Dès la première journée d’activité, MegaETH a perçu près de 55 000 dollars de revenus à l’échelle du protocole grâce à USDm, le plaçant d’emblée au septième rang des blockchains les plus rémunératrices. Ce bond spectaculaire illustre combien l’intégration native de primitives financières fondamentales — plutôt que de les importer de l’extérieur — peut transformer le profil de monétisation d’un projet. Les revenus issus des frais de transaction étant notoirement volatils et souvent insuffisants pour assurer un développement solide, de telles sources complémentaires pourraient redéfinir les mécanismes d’incitation de la prochaine vague d’innovation blockchain.

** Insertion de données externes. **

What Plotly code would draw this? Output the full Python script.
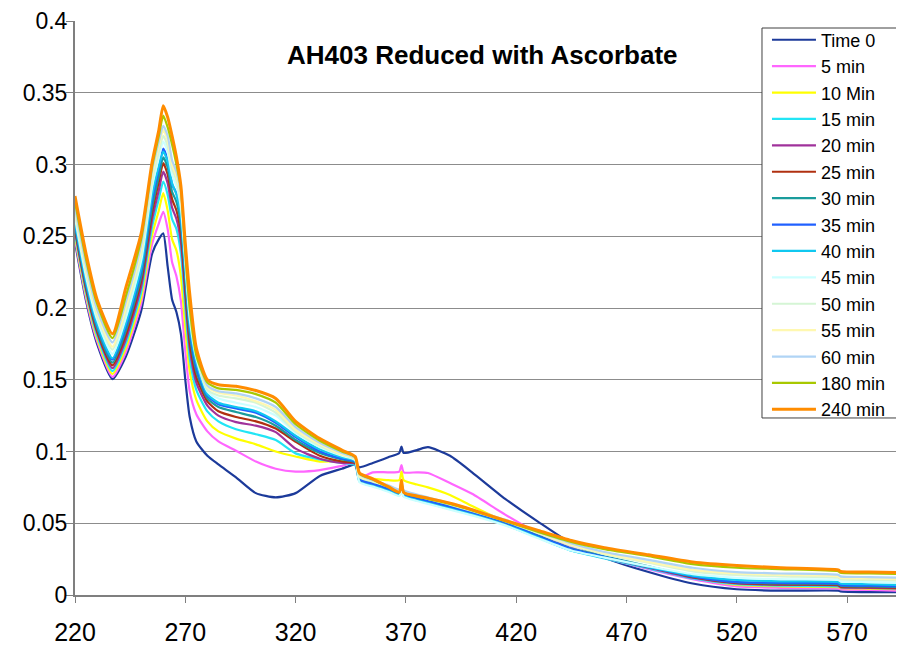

Perspectives macroéconomiques : Les enjeux de la convergence crypto-fintech
En résumé, le cycle boursier le plus récent illustre un appétit croissant pour les secteurs crypto à forte volatilité, portés par les narratifs, un recentrage sur l’intégration à la finance réelle, et une intensification de la convergence entre univers fintech et actifs numériques. Avec des acteurs majeurs comme Klarna et Stripe faisant avancer l’infrastructure de paiement basée sur la blockchain, et des expériences prometteuses comme l’USDm de MegaETH montrant de nouvelles voies vers des modèles économiques blockchain durables, le secteur est prêt pour une évolution rapide.
Mais comme l’a révélé le lancement tumultueux du pré-dépôt MegaETH, les risques techniques et opérationnels restent élevés, en particulier à mesure que les projets montent en puissance et interagissent directement avec de vastes communautés d’utilisateurs et des capitaux institutionnels. Même si de nouveaux capitaux et l’intérêt des entreprises affluent, l’expérience utilisateur, la conformité et la sécurité seront des facteurs de différenciation essentiels. Tous les acteurs — des fondateurs aux investisseurs, en passant par les utilisateurs — doivent rester vigilants dans l’euphorie ambiante, alors que la transition mondiale vers le règlement onchain et la finance tokenisée sort du stade de la preuve de concept pour entrer dans l’adoption grand public.